Earlier in the luncheon, Duane Durrett of Weatherford College Wise County announced that the local campus would graduate its first class of 28 registered nurses this May.

“I was pleased to see how large the nursing class was,” Poche said. “There’s definitely a need in that arena. Because we have the medical going on here in Decatur, to have that many graduates coming out of that program reinforces what we have. I can go and take that message out to the rest of the United States and say, ‘Hey, you want to relocate your medical device company? We have a strong medical entity.'”

Other areas that she mentioned as lacking were infrastructure – electrical, good road access, transportation, buildings and housing.

“Those are some of the things that I think are major challenges,” she said.

The work of developers such as Mark Duncum, president of Double Creek Capital, can do something about that.

Projects on his drawing board include both commercial and residential construction:

  • the renovation of the old Gary Swain building that now houses Dr. Christine Holland’s Urgent Care Clinic, Renshaw Pharmacy and the Wise Regional sleep lab.
  • an office building in partnership with FX5’s David Fuller on the corner of Business 380 West and Park West Court. It should be completed in the fall.
  • a 13,000-square foot mixed-use office on the corner of Bennett Road and Farm Road 51. It will be the home of Dr. Kelley Tibbels’ practice, Randy Bowker and his Edward Jones office. “And we have some space available if anybody is looking,” he added.
  • a residential project off of Sunflower Road in Paradise.
  • a single-family development near Rann Elementary School in Decatur.
  • a low-density, multi-family development also near Rann. This will be a gated community of about 100 single-floor units.

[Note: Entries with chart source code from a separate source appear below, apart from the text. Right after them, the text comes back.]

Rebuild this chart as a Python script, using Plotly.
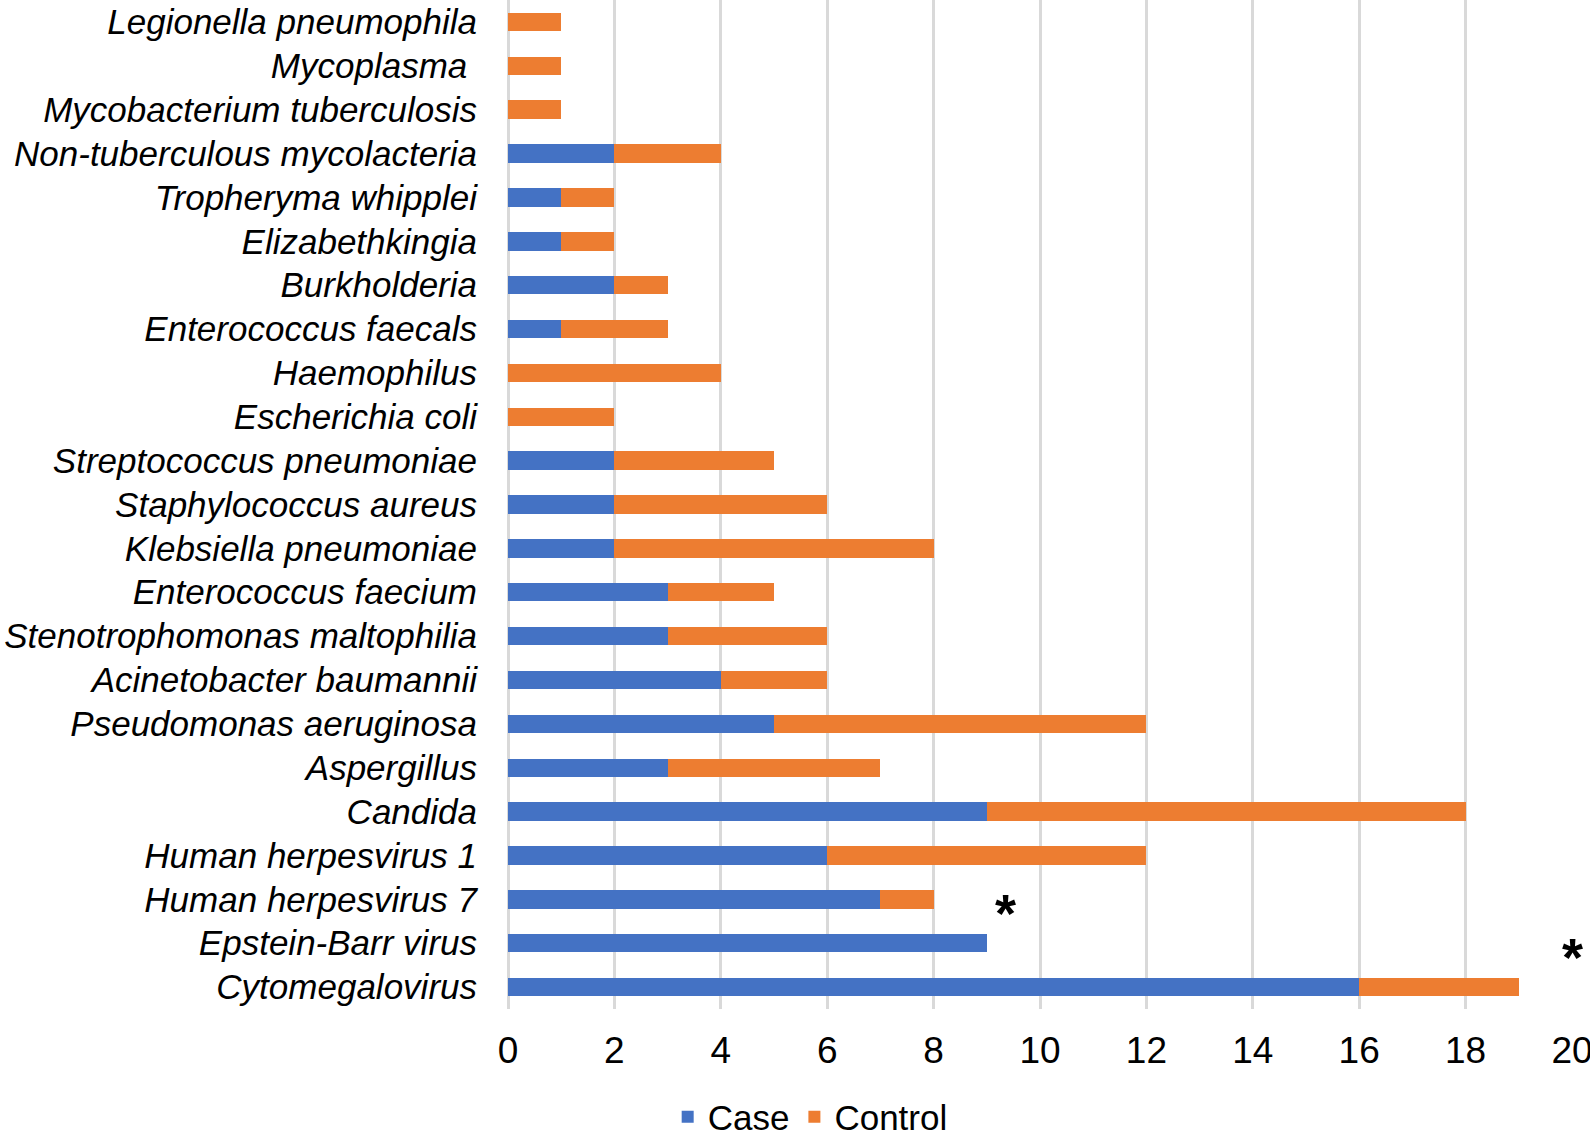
import plotly.graph_objects as go

categories = [
    "Legionella pneumophila", "Mycoplasma ", "Mycobacterium tuberculosis",
    "Non-tuberculous mycolacteria", "Tropheryma whipplei", "Elizabethkingia",
    "Burkholderia", "Enterococcus faecals", "Haemophilus", "Escherichia coli",
    "Streptococcus pneumoniae", "Staphylococcus aureus", "Klebsiella pneumoniae",
    "Enterococcus faecium", "Stenotrophomonas maltophilia", "Acinetobacter baumannii",
    "Pseudomonas aeruginosa", "Aspergillus", "Candida", "Human herpesvirus 1",
    "Human herpesvirus 7", "Epstein-Barr virus", "Cytomegalovirus",
]
case_values = [0, 0, 0, 2, 1, 1, 2, 1, 0, 0, 2, 2, 2, 3, 3, 4, 5, 3, 9, 6, 7, 9, 16]
control_values = [1, 1, 1, 2, 1, 1, 1, 2, 4, 2, 3, 4, 6, 2, 3, 2, 7, 4, 9, 6, 1, 0, 3]
x_ticks = [0, 2, 4, 6, 8, 10, 12, 14, 16, 18, 20]
significant = [("Human herpesvirus 7", 9.36), ("Epstein-Barr virus", 20)]

BLUE = "#4472C4"
ORANGE = "#ED7D31"
FONT = "Liberation Sans"

fig = go.Figure()
fig.add_trace(go.Bar(y=categories, x=case_values, orientation="h", name="Case",
                     marker=dict(color=BLUE, line=dict(width=0))))
fig.add_trace(go.Bar(y=categories, x=control_values, orientation="h", name="Control",
                     marker=dict(color=ORANGE, line=dict(width=0))))

for cat, xv in significant:
    fig.add_annotation(x=xv, y=cat, text="<b>*</b>", showarrow=False,
                       font=dict(family=FONT, size=54, color="black"),
                       xanchor="center", yanchor="middle", yshift=-14)

fig.update_layout(
    barmode="stack",
    bargap=0.58,
    width=1590, height=1139,
    margin=dict(l=508, r=18, t=0, b=130, autoexpand=False),
    plot_bgcolor="white", paper_bgcolor="white",
    font=dict(family=FONT, color="black"),
    showlegend=True,
    legend=dict(orientation="h", x=0.284, y=-0.107, xanchor="center", yanchor="middle",
                font=dict(family=FONT, size=35, color="black"),
                itemwidth=30, traceorder="normal"),
    xaxis=dict(range=[0, 20], tickvals=x_ticks, showgrid=True, gridcolor="#D9D9D9",
               gridwidth=2.5, zeroline=True, zerolinecolor="#D9D9D9", zerolinewidth=2.5,
               showline=False, ticks="", ticklabelstandoff=16, automargin=False,
               ticklabeloverflow="allow",
               tickfont=dict(family=FONT, size=37, color="black")),
    yaxis=dict(autorange="reversed", showgrid=False, zeroline=False, showline=False,
               ticks="", ticklabelstandoff=30, automargin=False,
               tickfont=dict(family=FONT, size=35, color="black", style="italic")),
)

fig.write_html("out.html", config={"displayModeBar": False},
               post_script="document.body.style.margin='0';document.body.style.overflow='hidden';")
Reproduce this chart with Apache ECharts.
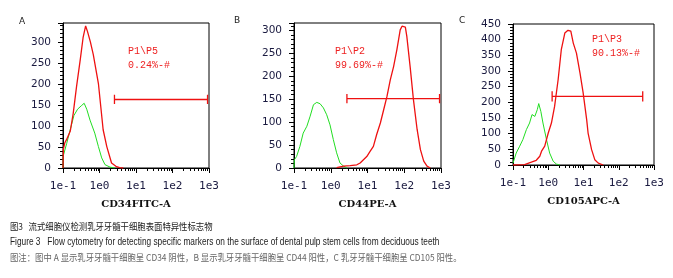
<!DOCTYPE html>
<html>
<head>
<meta charset="utf-8">
<script src="https://cdn.jsdelivr.net/npm/echarts@6/dist/echarts.min.js"></script>
<style>
  html, body { margin: 0; padding: 0; background: #fff; }
  #chart { width: 673px; height: 278px; }
</style>
</head>
<body>
<div id="chart"></div>
<script>
// x values are decades (log10 of intensity), y values are counts
const aGreenX = [-1, -0.99, -0.9, -0.8, -0.7, -0.6, -0.5, -0.42, -0.35, -0.26, -0.13, -0.03, 0.06, 0.15, 0.29, 0.42]
const aGreenY = [0, 30, 58, 92, 125, 140, 148, 154, 140, 114, 83, 51, 24, 8, 2, 0]
const aRedX = [-1, -0.99, -0.95, -0.9, -0.8, -0.72, -0.63, -0.53, -0.45, -0.38, -0.33, -0.25, -0.17, -0.03, 0.1, 0.2, 0.33, 0.45, 0.55, 0.65]
const aRedY = [0, 45, 60, 68, 88, 130, 193, 256, 310, 338, 325, 300, 270, 201, 91, 51, 12, 4, 1, 0]

const bGreenX = [-1, -0.99, -0.93, -0.84, -0.75, -0.65, -0.56, -0.47, -0.38, -0.29, -0.2, -0.11, -0.02, 0.07, 0.16, 0.25, 0.35, 0.44]
const bGreenY = [0, 18, 25, 47, 76, 91, 113, 138, 143, 140, 131, 116, 94, 62, 33, 11, 4, 0]
const bRedX = [0.16, 0.35, 0.53, 0.71, 0.8, 0.89, 0.98, 1.07, 1.16, 1.25, 1.35, 1.44, 1.53, 1.62, 1.71, 1.8, 1.89, 1.94, 2.03, 2.07, 2.16, 2.25, 2.35, 2.44, 2.53, 2.62, 2.71]
const bRedY = [1, 4, 5, 7, 11, 18, 25, 36, 47, 73, 98, 127, 156, 192, 221, 258, 301, 309, 307, 287, 221, 149, 84, 40, 15, 4, 0]

const cGreenX = [-1, -0.91, -0.81, -0.72, -0.62, -0.53, -0.46, -0.38, -0.31, -0.27, -0.21, -0.15, -0.05, 0.04, 0.14, 0.23, 0.33]
const cGreenY = [6, 38, 60, 81, 113, 134, 161, 155, 177, 196, 171, 134, 81, 38, 12, 3, 0]
const cRedX = [-1, -0.67, -0.48, -0.34, -0.24, -0.19, -0.1, 0, 0.09, 0.18, 0.28, 0.37, 0.47, 0.56, 0.64, 0.71, 0.8, 0.9, 0.99, 1.09, 1.13, 1.23, 1.32, 1.42, 1.56]
const cRedY = [0, 1, 9, 15, 28, 44, 60, 102, 134, 187, 272, 368, 421, 430, 427, 389, 357, 294, 230, 145, 102, 49, 17, 6, 0]

// gates: [low decade, high decade, count level]
const aGate = [0.41, 2.96, 163]
const bGate = [0.44, 2.96, 151]
const cGate = [0.11, 2.68, 219]

const axisNames = ['CD34FITC-A', 'CD44PE-A', 'CD105APC-A']
const yMaxes = [345, 316, 450]
const gateLabels = [['P1\\P5', '0.24%-#'], ['P1\\P2', '99.69%-#'], ['P1\\P3', '90.13%-#']]
const panelLetters = ['A', 'B', 'C']

const grids = [
  { left: 63, top: 23, width: 146, height: 145 },
  { left: 294, top: 23, width: 147, height: 145 },
  { left: 513, top: 24, width: 141, height: 141 }
]

const labelColor = '#1a1a40'

function pts(xs, ys) {
  return xs.map((e, i) => [Math.pow(10, e), ys[i]])
}
function gatePts(g, cap) {
  const lo = Math.pow(10, g[0]), hi = Math.pow(10, g[1])
  return [[lo, g[2] - cap], [lo, g[2] + cap], [lo, g[2]], [hi, g[2]], [hi, g[2] + cap], [hi, g[2] - cap]]
}

const panels = [
  { green: pts(aGreenX, aGreenY), red: pts(aRedX, aRedY), gate: gatePts(aGate, 11) },
  { green: pts(bGreenX, bGreenY), red: pts(bRedX, bRedY), gate: gatePts(bGate, 10) },
  { green: pts(cGreenX, cGreenY), red: pts(cRedX, cRedY), gate: gatePts(cGate, 16) }
]

const chart = echarts.init(document.getElementById('chart'))

const xAxis = [], yAxis = [], series = [], graphic = []
grids.forEach((g, i) => {
  xAxis.push({
    type: 'log', logBase: 10, gridIndex: i, min: 0.1, max: 1000,
    name: axisNames[i], nameLocation: 'middle', nameGap: 31,
    nameTextStyle: { fontFamily: 'DejaVu Serif', fontWeight: 'bold', fontSize: 10, color: '#111' },
    axisLine: { lineStyle: { color: '#000', width: 1 } },
    axisTick: { show: true, length: 5, lineStyle: { color: '#000' } },
    minorTick: { show: true, splitNumber: 9, length: 3, lineStyle: { color: '#000' } },
    splitLine: { show: false },
    axisLabel: {
      fontFamily: 'DejaVu Sans Mono', fontSize: 11, color: labelColor, margin: 13,
      formatter: v => '1e' + Math.round(Math.log10(v))
    }
  })
  yAxis.push({
    type: 'value', gridIndex: i, min: 0, max: yMaxes[i], interval: 50,
    axisLine: { show: true, lineStyle: { color: '#000', width: 1 } },
    axisTick: { show: true, length: 5, lineStyle: { color: '#000' } },
    minorTick: { show: true, splitNumber: 5, length: 3, lineStyle: { color: '#000' } },
    splitLine: { show: false },
    axisLabel: { fontFamily: 'DejaVu Sans', fontSize: 10.5, color: labelColor, margin: 12, showMaxLabel: yMaxes[i] % 50 === 0 }
  })
  const p = panels[i]
  series.push({ type: 'line', xAxisIndex: i, yAxisIndex: i, data: p.green, symbol: 'none', lineStyle: { color: '#22dd22', width: 1 } })
  series.push({ type: 'line', xAxisIndex: i, yAxisIndex: i, data: p.red, symbol: 'none', lineStyle: { color: '#ee1111', width: 1.3 } })
  series.push({ type: 'line', xAxisIndex: i, yAxisIndex: i, data: p.gate, symbol: 'none', lineStyle: { color: '#ee1111', width: 1.3 } })
})

const gateTextPos = [[128, 44], [335, 44], [592, 32]]
gateTextPos.forEach((pos, i) => {
  graphic.push({
    type: 'text', left: pos[0], top: pos[1],
    style: { text: gateLabels[i][0] + '\n' + gateLabels[i][1], fill: '#ee2222', font: '10px "Liberation Mono"', lineHeight: 14 }
  })
})
const letterPos = [[19, 17], [234, 16], [459, 16]]
letterPos.forEach((pos, i) => {
  graphic.push({ type: 'text', left: pos[0], top: pos[1], style: { text: panelLetters[i], fill: '#222', font: '9px "DejaVu Sans"' } })
})

graphic.push({ type: 'text', x: 10, y: 222, scaleX: 0.88, style: { text: '图3   流式细胞仪检测乳牙牙髓干细胞表面特异性标志物', fill: '#222', font: '9.5px "Noto Sans CJK SC"' } })
graphic.push({ type: 'text', x: 10, y: 237, scaleX: 0.83, style: { text: 'Figure 3   Flow cytometry for detecting specific markers on the surface of dental pulp stem cells from deciduous teeth', fill: '#222', font: '10px "Liberation Sans"' } })
graphic.push({ type: 'text', x: 10, y: 253, scaleX: 0.88, style: { text: '图注：图中 A 显示乳牙牙髓干细胞呈 CD34 阴性，B 显示乳牙牙髓干细胞呈 CD44 阳性，C 乳牙牙髓干细胞呈 CD105 阳性。', fill: '#666', font: '9.5px "Noto Sans CJK SC"' } })

chart.setOption({
  backgroundColor: '#fff',
  animation: false,
  grid: grids.map(g => Object.assign({ show: true, borderColor: '#000', borderWidth: 1, backgroundColor: 'transparent' }, g)),
  xAxis: xAxis,
  yAxis: yAxis,
  series: series,
  graphic: graphic
})
</script>
</body>
</html>
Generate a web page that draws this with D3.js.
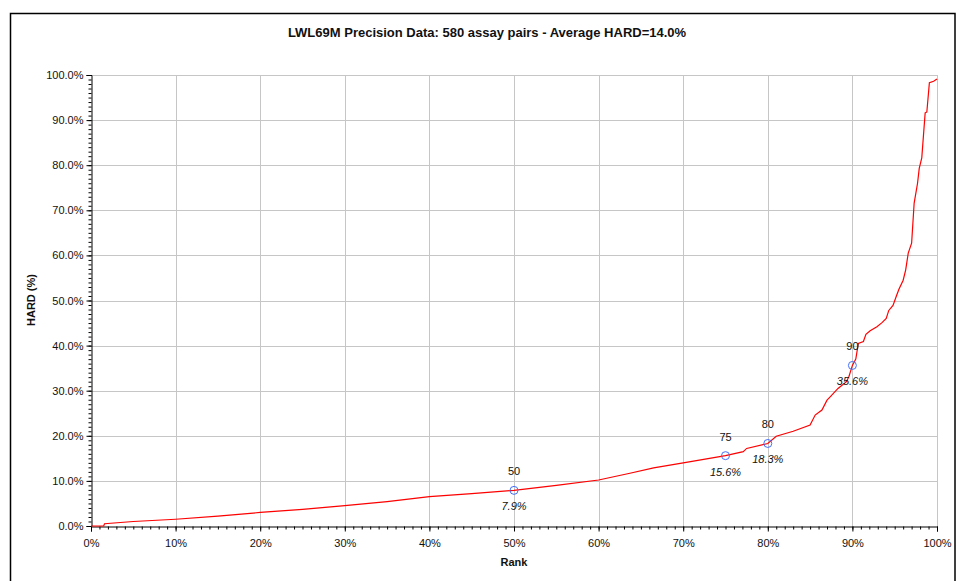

“We have also have three other commercial products that we can’t really talk about right now,” Duncum added. “They’re a little early in the process …

“Both the commercial and residential markets are healthier than they were a year or two ago.”

Despite what she’s identified, Poche seeks input from the community for the formulation of a strategic plan.

The EDC has engaged a consultant to help identify how to best use marketing dollars to attract and retain business, industry and retail and “make sure they stay vibrant,” and the company has devised a survey to aid in their research.

It is posted on the EDC website at and takes about four minutes to complete.

“We want to hear what the community thinks about what’s needed, what’s here that’s a good thing for us, where we fall short, how we need to shore that out so we continue to make this be a vibrant community for all of us,” she said.